Ancient spiders have always been difficult to investigate since their soft and squishy bodies don’t fossilize as easily as bones or exoskeletons. Researchers were really excited to find 10 new spider fossils in an unexplored area called the Jinju Formation. This may not seem like a big deal considering that there are more individual spiders and more spider species than any other group of predators. However, a new paper in the Journal of Systematic Paleontology discusses these unique fossilized spiders that were discovered by a team of researchers including one from the University of Kansas. The other two collaborators were Tae-Yoon Park of the Korea Polar Research Institute and amateur fossil hunter Kye-Soo Nam of the Daejeon Science High School for the Gifted.

The Jinju Formation and the tapetum

The Jinju Formation is a Mesozoic geologic formation in South Korea. This area has been a known location for dinosaur bones in the past. This new group of fossils, which researchers from the Korea Polar Research Institute along with the University of Kansas found in shale, has increased the number of spiders in the formation to 11. Two of these spiders stood out among the rest because their eyes still reflected light 110 million years after death.

Paul Selden is a geologist at the University of Kansas and he has stated that “because these spiders were preserved in strange silver on a dark rock, what was immediately obvious was that their rather large eyes were brightly marked with crescentic features.” He realized after further research that this area of the eye must have been the tapetum which is a reflective structure in an inverted eye where the light comes in and is reverted into retina cells. The tapetum is often cone-shaped similar to a Canadian canoe. This structure aids their night vision abilities. Night-hunting predators tend to use this type of eye to their advantage. Human eyes don’t contain a tapetum, but a lot of other animals do. For instance, seeing cat eyes in the dark is due to the tapetum.

A first of its kind

Researchers believe this is the first preservation of a spider eye tapetum discovered. According to Selden, it is possible to distinguish between each type of spider by looking at their eyes, “the ones you see with really big eyes are jumping spiders, but their eyes are regular eyes while wolf spiders have eyes that reflect at night like cats.” Selden has also stated that this discovery gives them a better look at the internal anatomy, like the eye structure. Ancient spiders are often discovered in amber since the sticky substance helps preserve a spider’s soft body.

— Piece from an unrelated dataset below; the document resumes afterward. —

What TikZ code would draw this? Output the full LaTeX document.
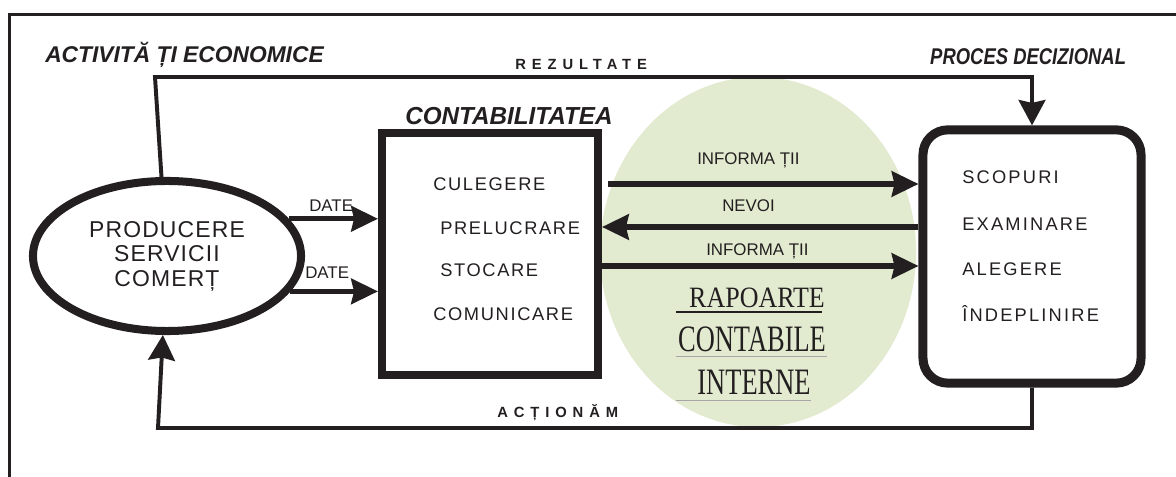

However, the researchers believe that if these spiders, named Koreamegops samsiki and Jinjumegops dalingwateri, were found in amber, the tapetum might have been missed. Selden and his team stated in their paper that since they don’t have hard shells, they easily decay. It needs to be a unique situation where they are washed into a body of water. Spiders usually float but, in this case, they sunk which was lucky because it kept them away from the decaying bacteria.

A form of biodiversity

These newly discovered spiders may have been occupying the same area as jumping spiders. But these ancient spiders are different because they have an entirely different eye structure. Selden has stated that although some contemporary spiders feature eyes with a tapetum, this new paper is the first to describe the anatomical feature in a fossilized spider. Finding 10 new spiders provides a huge change for the diversity of spiders from the Cretaceous period. The lack of fossils doesn’t give us much information about these ancient creepy crawlies but with further research, future fossils may eventually be discovered.